Have we finally found a solution to our mounting waste problem? Maybe, if cash incentives for waste segregation and proper disposal could be made possible. There is money in waste – our scrap dealers know it well. If waste can be segregated and disposed of properly, it is a good way to manage waste by allowing a few to make a living.

With Greener Way receiving financial support to initiate a waste bank project worth USD 1.5 million funded by the World Bank,  waste could be a source of income and not a nuisance. It could create some jobs and ultimately lead to an understanding that waste has to be segregated and managed – this is the aim and the wish.

Although known to be a clean country comparatively, waste is a big issue in Bhutan. Despite pumping in millions and creating awareness, managing waste is an uphill task like the hills that surrounds us. Waste is one of the biggest problems in the country. This is because we are not segregating our waste at source. Even if we do, there are no places to drop off segregated waste. The effort to segregate becomes useless when the thromde’s waste collector asks you to dump all waste-  separated or not- in the back of the trash truck.

Can a million dollars solve the problem? It might help segregation, but the problem is way beyond segregation. The problem is in the implementation of policies. Somehow, clean Bhutan couldn’t come with a good policy to reduce, reuse or recycle waste. We know the problem. For instance, the small plastic pouch is one of the many visible plastic wastes. We banned plastic. We couldn’t implement the ban.

A lot of the waste could be recycled. The pet bottles from the bottled water companies, the glass bottles from the breweries and the plastic from unregulated policy on regulation to ban it is the biggest nuisance.
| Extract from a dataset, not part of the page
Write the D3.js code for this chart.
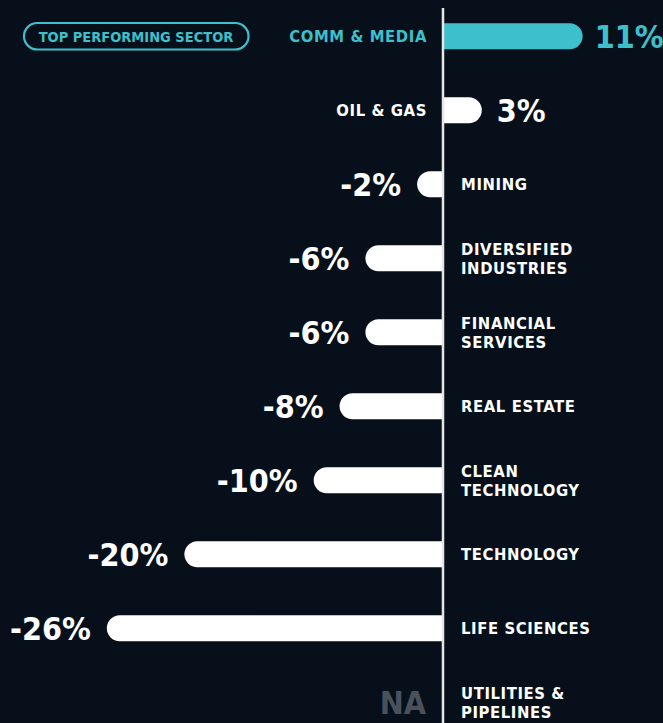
<!DOCTYPE html>
<html>
<head>
<meta charset="utf-8">
<script src="https://cdn.jsdelivr.net/npm/d3@7"></script>
<style>
  html, body { margin: 0; padding: 0; background: #07101a; }
  svg { display: block; }
  text { font-family: "DejaVu Sans Condensed", "DejaVu Sans", sans-serif; font-weight: bold; }
</style>
</head>
<body>
<svg id="chart" width="663" height="723"></svg>
<script>
// ---- data ----
const categories = [
  "COMM & MEDIA", "OIL & GAS", "MINING", "DIVERSIFIED INDUSTRIES",
  "FINANCIAL SERVICES", "REAL ESTATE", "CLEAN TECHNOLOGY",
  "TECHNOLOGY", "LIFE SCIENCES", "UTILITIES & PIPELINES"
];
const labelLines = [
  ["COMM & MEDIA"], ["OIL & GAS"], ["MINING"], ["DIVERSIFIED", "INDUSTRIES"],
  ["FINANCIAL", "SERVICES"], ["REAL ESTATE"], ["CLEAN", "TECHNOLOGY"],
  ["TECHNOLOGY"], ["LIFE SCIENCES"], ["UTILITIES &", "PIPELINES"]
];
const values = [10.8, 3, -2, -6, -6, -8, -10, -20, -26, null];
const valueLabels = ["11%", "3%", "-2%", "-6%", "-6%", "-8%", "-10%", "-20%", "-26%", "NA"];
const topIndex = 0;
const badgeText = "TOP PERFORMING SECTOR";

// ---- styles ----
const TEAL = "#3dc0cb";
const WHITE = "#ffffff";
const GRAY = "#4a515b";

const svg = d3.select("#chart");
const x = d3.scaleLinear().domain([-30, 15]).range([55.1, 636.95]);
const y = d3.scalePoint().domain(categories).range([36.3, 702.3]);
const barH = 26, r = 13;
const x0 = x(0);

const data = categories.map((c, i) => ({
  cat: c, lines: labelLines[i], v: values[i], label: valueLabels[i], top: i === topIndex
}));

// bars: rounded outer end, flat at axis
function barPath(d) {
  const cy = y(d.cat), t = cy - barH / 2, b = cy + barH / 2;
  const xe = x(d.v);
  if (d.v >= 0) {
    return `M${x0},${t} L${xe - r},${t} A${r},${r} 0 0 1 ${xe - r},${b} L${x0},${b} Z`;
  } else {
    return `M${x0},${t} L${xe + r},${t} A${r},${r} 0 0 0 ${xe + r},${b} L${x0},${b} Z`;
  }
}

svg.append("g").selectAll("path")
  .data(data.filter(d => d.v !== null))
  .join("path")
  .attr("d", barPath)
  .attr("fill", d => d.top ? TEAL : WHITE);

// axis line
svg.append("line")
  .attr("x1", x0).attr("x2", x0)
  .attr("y1", 8).attr("y2", 723)
  .attr("stroke", "#e6e6e6").attr("stroke-width", 2.5);

// value labels
svg.append("g").selectAll("text")
  .data(data)
  .join("text")
  .attr("x", d => d.v === null ? x0 - 17 : (d.v >= 0 ? x(d.v) + (d.top ? 12 : 15) : x(d.v) - 16))
  .attr("y", d => y(d.cat) + 12)
  .attr("text-anchor", d => (d.v === null || d.v < 0) ? "end" : "start")
  .attr("font-size", 32)
  .attr("fill", d => d.v === null ? GRAY : (d.top ? TEAL : WHITE))
  .text(d => d.label);

// category labels
const cl = svg.append("g").selectAll("text")
  .data(data)
  .join("text")
  .attr("x", d => (d.v !== null && d.v >= 0) ? x0 - 16 : x0 + 18)
  .attr("text-anchor", d => (d.v !== null && d.v >= 0) ? "end" : "start")
  .attr("font-size", 16.5)
  .attr("letter-spacing", 0.6)
  .attr("fill", d => d.top ? TEAL : WHITE);
cl.each(function(d) {
  const cy = y(d.cat);
  const sel = d3.select(this);
  if (d.lines.length === 1) {
    sel.append("tspan").attr("x", sel.attr("x")).attr("y", cy + 6).text(d.lines[0]);
  } else {
    d.lines.forEach((ln, k) => {
      sel.append("tspan").attr("x", sel.attr("x")).attr("y", cy - 3.2 + k * 18.8).text(ln);
    });
  }
});

// badge
const badge = svg.append("g");
badge.append("rect")
  .attr("x", 24).attr("y", 23).attr("width", 224.5).attr("height", 26.5)
  .attr("rx", 13.25).attr("ry", 13.25)
  .attr("fill", "none").attr("stroke", TEAL).attr("stroke-width", 2.2);
badge.append("text")
  .attr("x", 136).attr("y", 41.7)
  .attr("text-anchor", "middle")
  .attr("font-size", 14.5)
  .attr("letter-spacing", 0)
  .attr("fill", TEAL)
  .text(badgeText);
</script>
</body>
</html>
If there is an effort to curb the waste problem, it is from the few individuals or fewer groups trying to clean the city of the waste. Those who receive funds in the name of environment conservation or protection have failed.

It is said that waste can be controlled if it is stopped at the source. Segregating and disposing is only a desperate measure. Why is plastic a problem after years of claiming to have banned plastic?   Our officials, agencies and authorities hate the media for pointing out the lapses. But the reality is that what they are attempting to do has minimal impact on the ground. Environment by the way, gets a lot of funding support. What is lacking is results on the ground.

Achieving zero waste by 2030 is an ambitious target going by the reality now. Money alone will not do wonders. We need behavioral change. Perhaps, penalising those who litter or dispose off waste in open spaces could help. We know that the stick rule helps when the carrot fails. When it comes to waste, we need stricter rules including penalising people after establishing enough drop off centres and regular collections.